If memory serves, the small house was built, then the connected barn, then the connected big house.
The “Cape Cod” home which is still very popular in New England is an example of this style.

There is a book by this title about vernacular architecture.

This site describes the architecture in passing.

It probably has no bearing on this topic, but I vaguely recall that “small house” or “little house” was a euphemism for “outhouse,” which is itself a euphemism.

Okay, then. The book is Big House, Little House, Back House, Barn: The Connected Farm Buildings of New England by Hubka, Thomas C., published 1984 (still in print), cover price $24.95

Well, of course, it would be you who would check for books and know I had reversed part of the series! Dang!

Yes, I have the book, grew up in New England and often wondered why all farms in the USA were not set up along these handsome lines.

Back house = out house!

Now the tricky part, bibliophage, did you figure out why?

According to Franklin County Maineguide, it’s from an old New England Nursery Rhyme (which I haven’t found yet).

So I guess this is different from the rhyme “milk, milk, lemonade; around the corner fudge is made.”

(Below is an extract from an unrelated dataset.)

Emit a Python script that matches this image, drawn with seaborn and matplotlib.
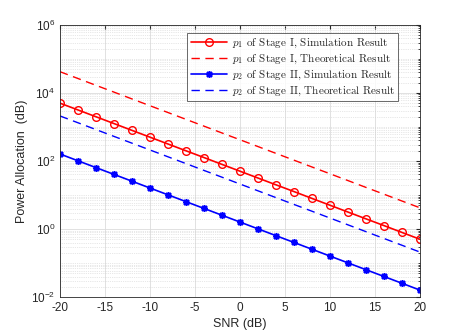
import matplotlib
matplotlib.use("Agg")
import matplotlib.pyplot as plt
import matplotlib.ticker as mticker
import seaborn as sns
import pandas as pd

snr = [-20, -18, -16, -14, -12, -10, -8, -6, -4, -2, 0, 2, 4, 6, 8, 10, 12, 14, 16, 18, 20]
p1_sim = [5000, 3155, 1991, 1256, 792, 500, 315, 199, 126, 79.2, 50, 31.5, 19.9, 12.6,
          7.92, 5.0, 3.15, 1.99, 1.26, 0.792, 0.5]
p1_theory = [42000, 26500, 16700, 10550, 6650, 4200, 2650, 1670, 1055, 665, 420, 265, 167,
             105.5, 66.5, 42, 26.5, 16.7, 10.55, 6.65, 4.2]
p2_sim = [160, 101, 63.7, 40.2, 25.4, 16, 10.1, 6.37, 4.02, 2.54, 1.6, 1.01, 0.637, 0.402,
          0.254, 0.16, 0.101, 0.0637, 0.0402, 0.0254, 0.016]
p2_theory = [2100, 1325, 836, 527, 333, 210, 132.5, 83.6, 52.7, 33.3, 21, 13.25, 8.36, 5.27,
             3.33, 2.1, 1.325, 0.836, 0.527, 0.333, 0.21]
labels = [r"$p_1$ of Stage I, Simulation Result",
          r"$p_1$ of Stage I, Theoretical Result",
          r"$p_2$ of Stage II, Simulation Result",
          r"$p_2$ of Stage II, Theoretical Result"]

sns.set_style("white")
plt.rcParams['font.family'] = ['Liberation Sans', 'DejaVu Sans']
plt.rcParams['mathtext.fontset'] = 'cm'
plt.rcParams['axes.unicode_minus'] = False

df = pd.DataFrame({'snr': snr, 'p1s': p1_sim, 'p1t': p1_theory, 'p2s': p2_sim, 'p2t': p2_theory})

fig = plt.figure(figsize=(4.65, 3.36), dpi=100)
ax = fig.add_axes([0.129, 0.116, 0.774, 0.81])

sns.lineplot(data=df, x='snr', y='p1s', ax=ax, color='#ff0000', lw=1.2, marker='o',
             markersize=5.5, markerfacecolor='none', markeredgecolor='#ff0000', markeredgewidth=1.0,
             label=labels[0])
sns.lineplot(data=df, x='snr', y='p1t', ax=ax, color='#ff0000', lw=1.0, dashes=False,
             linestyle=(0, (6, 4)), label=labels[1])
sns.lineplot(data=df, x='snr', y='p2s', ax=ax, color='#0000ff', lw=1.2, marker=(8, 2, 0),
             markersize=5, markeredgecolor='#0000ff', markeredgewidth=1.1, label=labels[2])
sns.lineplot(data=df, x='snr', y='p2t', ax=ax, color='#0000ff', lw=1.0, dashes=False,
             linestyle=(0, (6, 4)), label=labels[3])

ax.set_yscale('log')
ax.set_xlim(-20, 20)
ax.set_ylim(1e-2, 1e6)
ax.set_xticks([-20, -15, -10, -5, 0, 5, 10, 15, 20])
ax.yaxis.set_major_locator(mticker.FixedLocator([1e-2, 1e0, 1e2, 1e4, 1e6]))
ax.yaxis.set_minor_locator(mticker.LogLocator(base=10, subs=range(1, 10), numticks=100))
ax.yaxis.set_major_formatter(mticker.LogFormatterMathtext())
ax.yaxis.set_minor_formatter(mticker.NullFormatter())

ax.grid(True, which='major', color='#dcdcdc', lw=0.6)
ax.grid(True, which='minor', axis='y', color='#d0d0d0', lw=0.5, linestyle=':')
ax.tick_params(which='both', direction='in', top=True, right=True, colors='#262626',
               labelsize=8.5, length=3)
ax.tick_params(which='minor', length=1.5)
for s in ax.spines.values():
    s.set_color('#262626')
    s.set_linewidth(0.6)

ax.set_xlabel('SNR (dB)', fontsize=9, color='#262626', labelpad=3)
ax.set_ylabel('Power Allocation  (dB)', fontsize=9, color='#262626', labelpad=2)

leg = ax.legend(loc='upper right', prop={'family': 'cmr10', 'size': 8},
                frameon=True, fancybox=False, edgecolor='#262626', handlelength=3.3,
                borderpad=0.3, labelspacing=0.25, handletextpad=0.4,
                bbox_to_anchor=(0.955, 0.99))
leg.get_frame().set_linewidth(0.6)

fig.savefig('out.png', dpi=100)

The story goes that New England farmland was not suited for one crop but needed several crops and activities to make them economical. So the big house was the home of the family and possibly hired men, little house was an extention of the big house and some of the secondary activities of the farm might take place here. Back house was the out house and the barn was the barn. All four were built in a way that enable the farmer, family and workers to go between the four without going outside.